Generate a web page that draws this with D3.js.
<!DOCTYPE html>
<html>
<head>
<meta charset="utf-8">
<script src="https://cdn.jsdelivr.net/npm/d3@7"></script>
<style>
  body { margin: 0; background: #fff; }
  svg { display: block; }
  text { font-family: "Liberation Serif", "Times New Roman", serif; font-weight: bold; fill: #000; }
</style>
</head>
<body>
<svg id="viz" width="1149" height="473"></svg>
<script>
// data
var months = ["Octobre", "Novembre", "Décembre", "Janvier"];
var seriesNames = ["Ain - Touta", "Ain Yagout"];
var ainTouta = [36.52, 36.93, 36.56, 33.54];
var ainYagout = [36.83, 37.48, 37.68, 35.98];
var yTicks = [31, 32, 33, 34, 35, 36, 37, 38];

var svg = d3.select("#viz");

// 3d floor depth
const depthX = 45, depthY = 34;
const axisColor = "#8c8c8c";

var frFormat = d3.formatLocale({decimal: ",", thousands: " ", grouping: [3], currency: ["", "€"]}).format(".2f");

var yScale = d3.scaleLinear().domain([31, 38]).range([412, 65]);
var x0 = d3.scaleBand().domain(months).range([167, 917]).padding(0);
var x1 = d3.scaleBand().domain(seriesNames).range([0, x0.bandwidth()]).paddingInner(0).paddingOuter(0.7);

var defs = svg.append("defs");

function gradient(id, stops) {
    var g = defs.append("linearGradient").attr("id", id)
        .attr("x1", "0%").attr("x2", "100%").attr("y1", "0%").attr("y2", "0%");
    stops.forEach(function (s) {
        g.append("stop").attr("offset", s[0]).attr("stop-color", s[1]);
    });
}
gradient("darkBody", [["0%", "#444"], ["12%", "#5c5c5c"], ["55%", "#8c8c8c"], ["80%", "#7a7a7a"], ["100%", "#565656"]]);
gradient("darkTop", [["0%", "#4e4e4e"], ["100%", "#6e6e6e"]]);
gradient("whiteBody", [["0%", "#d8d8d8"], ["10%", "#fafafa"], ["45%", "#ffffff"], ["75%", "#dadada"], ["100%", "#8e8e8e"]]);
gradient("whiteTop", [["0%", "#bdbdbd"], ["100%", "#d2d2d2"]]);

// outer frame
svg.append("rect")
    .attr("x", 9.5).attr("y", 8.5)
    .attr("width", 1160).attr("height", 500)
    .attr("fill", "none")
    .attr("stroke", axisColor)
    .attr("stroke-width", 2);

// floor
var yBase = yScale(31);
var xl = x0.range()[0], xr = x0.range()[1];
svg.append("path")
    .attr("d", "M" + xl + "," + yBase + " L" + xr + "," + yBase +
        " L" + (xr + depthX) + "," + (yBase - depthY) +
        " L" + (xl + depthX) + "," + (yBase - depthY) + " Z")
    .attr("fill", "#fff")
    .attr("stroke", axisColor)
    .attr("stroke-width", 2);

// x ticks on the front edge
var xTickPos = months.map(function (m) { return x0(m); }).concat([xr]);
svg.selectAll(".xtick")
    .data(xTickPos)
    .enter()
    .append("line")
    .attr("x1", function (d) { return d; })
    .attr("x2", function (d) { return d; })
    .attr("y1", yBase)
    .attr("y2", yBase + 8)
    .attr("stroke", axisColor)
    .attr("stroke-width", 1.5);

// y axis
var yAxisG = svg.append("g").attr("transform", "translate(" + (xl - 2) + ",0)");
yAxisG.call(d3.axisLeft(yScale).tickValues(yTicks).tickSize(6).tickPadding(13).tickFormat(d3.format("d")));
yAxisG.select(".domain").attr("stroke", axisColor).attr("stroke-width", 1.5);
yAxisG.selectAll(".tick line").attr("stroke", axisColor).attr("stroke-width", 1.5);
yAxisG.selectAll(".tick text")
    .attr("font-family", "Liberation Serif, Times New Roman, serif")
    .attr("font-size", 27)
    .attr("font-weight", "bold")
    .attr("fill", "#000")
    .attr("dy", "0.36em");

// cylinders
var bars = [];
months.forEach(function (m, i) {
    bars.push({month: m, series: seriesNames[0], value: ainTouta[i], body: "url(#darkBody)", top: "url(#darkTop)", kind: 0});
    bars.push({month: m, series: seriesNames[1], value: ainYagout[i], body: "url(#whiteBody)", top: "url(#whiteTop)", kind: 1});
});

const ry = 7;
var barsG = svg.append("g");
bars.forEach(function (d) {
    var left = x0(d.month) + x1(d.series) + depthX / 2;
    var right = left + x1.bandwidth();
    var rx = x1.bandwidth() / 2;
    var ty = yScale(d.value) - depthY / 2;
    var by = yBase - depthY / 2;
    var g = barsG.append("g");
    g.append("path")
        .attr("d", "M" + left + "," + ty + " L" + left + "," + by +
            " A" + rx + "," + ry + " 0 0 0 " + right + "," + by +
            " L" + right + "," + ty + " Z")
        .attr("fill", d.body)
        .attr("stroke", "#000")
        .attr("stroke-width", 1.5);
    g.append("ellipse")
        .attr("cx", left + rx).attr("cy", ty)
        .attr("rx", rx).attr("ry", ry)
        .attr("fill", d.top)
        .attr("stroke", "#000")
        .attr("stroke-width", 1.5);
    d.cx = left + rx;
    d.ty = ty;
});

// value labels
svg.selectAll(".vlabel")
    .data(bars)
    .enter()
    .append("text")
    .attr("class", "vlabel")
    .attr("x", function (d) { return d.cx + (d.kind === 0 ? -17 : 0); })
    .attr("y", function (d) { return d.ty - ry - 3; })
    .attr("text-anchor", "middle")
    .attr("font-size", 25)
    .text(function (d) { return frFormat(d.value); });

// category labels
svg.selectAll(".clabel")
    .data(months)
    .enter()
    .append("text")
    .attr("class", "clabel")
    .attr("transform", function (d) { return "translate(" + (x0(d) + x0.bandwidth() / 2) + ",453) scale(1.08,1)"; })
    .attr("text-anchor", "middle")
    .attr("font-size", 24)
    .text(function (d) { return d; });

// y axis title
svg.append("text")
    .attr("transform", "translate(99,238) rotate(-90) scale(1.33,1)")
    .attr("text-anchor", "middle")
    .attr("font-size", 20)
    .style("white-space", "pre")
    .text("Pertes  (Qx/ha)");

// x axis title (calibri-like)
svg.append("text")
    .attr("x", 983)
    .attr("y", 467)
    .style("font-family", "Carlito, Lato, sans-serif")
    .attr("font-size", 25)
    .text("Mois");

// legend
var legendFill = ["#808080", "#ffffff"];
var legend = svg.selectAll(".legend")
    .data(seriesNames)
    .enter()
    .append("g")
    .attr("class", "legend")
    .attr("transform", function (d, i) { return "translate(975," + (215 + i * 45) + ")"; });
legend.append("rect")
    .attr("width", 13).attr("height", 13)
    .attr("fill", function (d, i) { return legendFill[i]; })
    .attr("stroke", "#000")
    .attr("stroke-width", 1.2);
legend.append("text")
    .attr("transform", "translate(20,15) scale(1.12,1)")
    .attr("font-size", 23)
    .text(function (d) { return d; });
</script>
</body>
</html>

---

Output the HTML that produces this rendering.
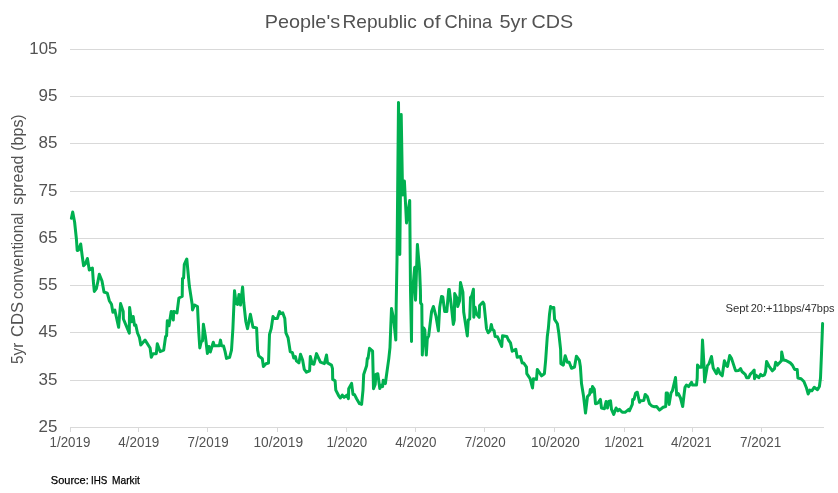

▸ **WHAT TO PRODUCE**:
Gather every line from the listing above in which "that" appears, and copy those lines.

▸ **PROBLEM SOLUTION**:
Generate a web page that draws this with D3.js.
Output the HTML that produces this rendering.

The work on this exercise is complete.